Relating to the private placement described above, the Company agreed to issue warrants to the placement agent, equal to 10% the amount of monies raised divided by $1.75. The Company received $2,164,029 in gross funds from the private placement which has earned the placement agent warrants to purchase up to 123,659 shares of common stock with an exercise price of $2.00 per share. On June 22, 2018, such placement agent warrants were amended to (i) decrease the amount of shares that can be purchased at an exercise price of $2.00 per share to 60,392 shares of common stock and (ii) reduce the remaining 63,267 shares to 28,993 shares at a modified exercise price of $7.50 per share, due to the fact that such placement agent warrants were earned 180 days immediately preceding the filing date of the IPO registration statement.

  

Relating to the 2018 Convertible Notes, warrants to purchase up to 615,585 shares of our common stock at a price of $3.185 per share were issued to the holders of such notes, and 15,455 were issued to the broker/dealer.
 
Relating to the IPO, the Company agreed to issue warrants to purchase up to 75,600 shares of common stock to the underwriters in connection with this primary offering.
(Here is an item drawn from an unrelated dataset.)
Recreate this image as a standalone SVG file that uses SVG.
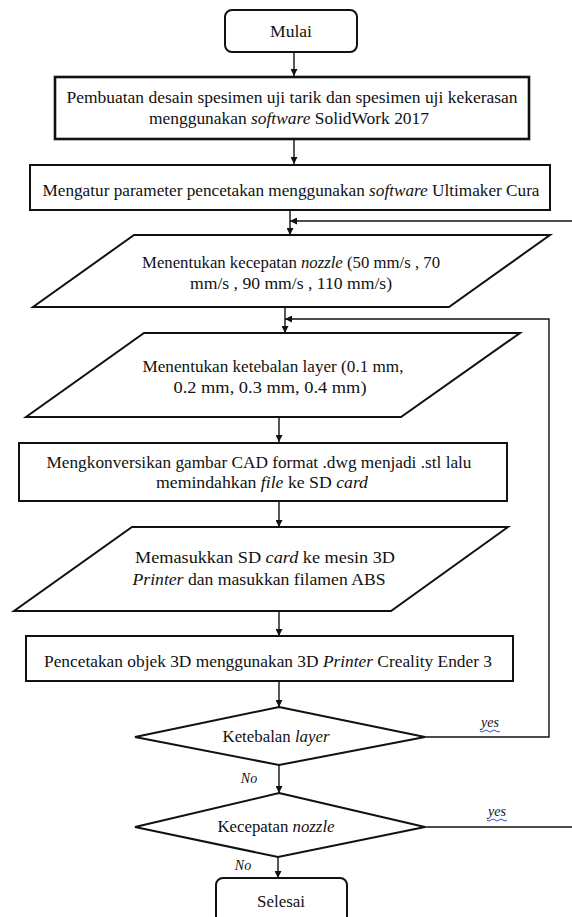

The value of the warrants nets against the equity related funds raised but also is added back to equity for a net zero effect on equity.

 

In June 2018, the Company entered into agreements with two service providers firms pursuant to which the Company agreed to pay cash compensation and issue warrants to purchase up to an aggregate amount of 250,000 shares of common stock. The warrants are fully vested and non-forfeitable. The warrants range from three (3) or five (5) years and are exercisable for $5.00. Accordingly, stock-based compensation of $463,000 was recognized in general and administrative expenses in the accompanying statements of operations.

 

The Company used the Black-Scholes pricing model to value the above warrants, which had similar inputs to stock options included in the stock option section above except for the expected life of the warrants, which was set to match the related term of the warrant.

 

As of June 30, 2018 and December 31, 2017, all warrants were vested.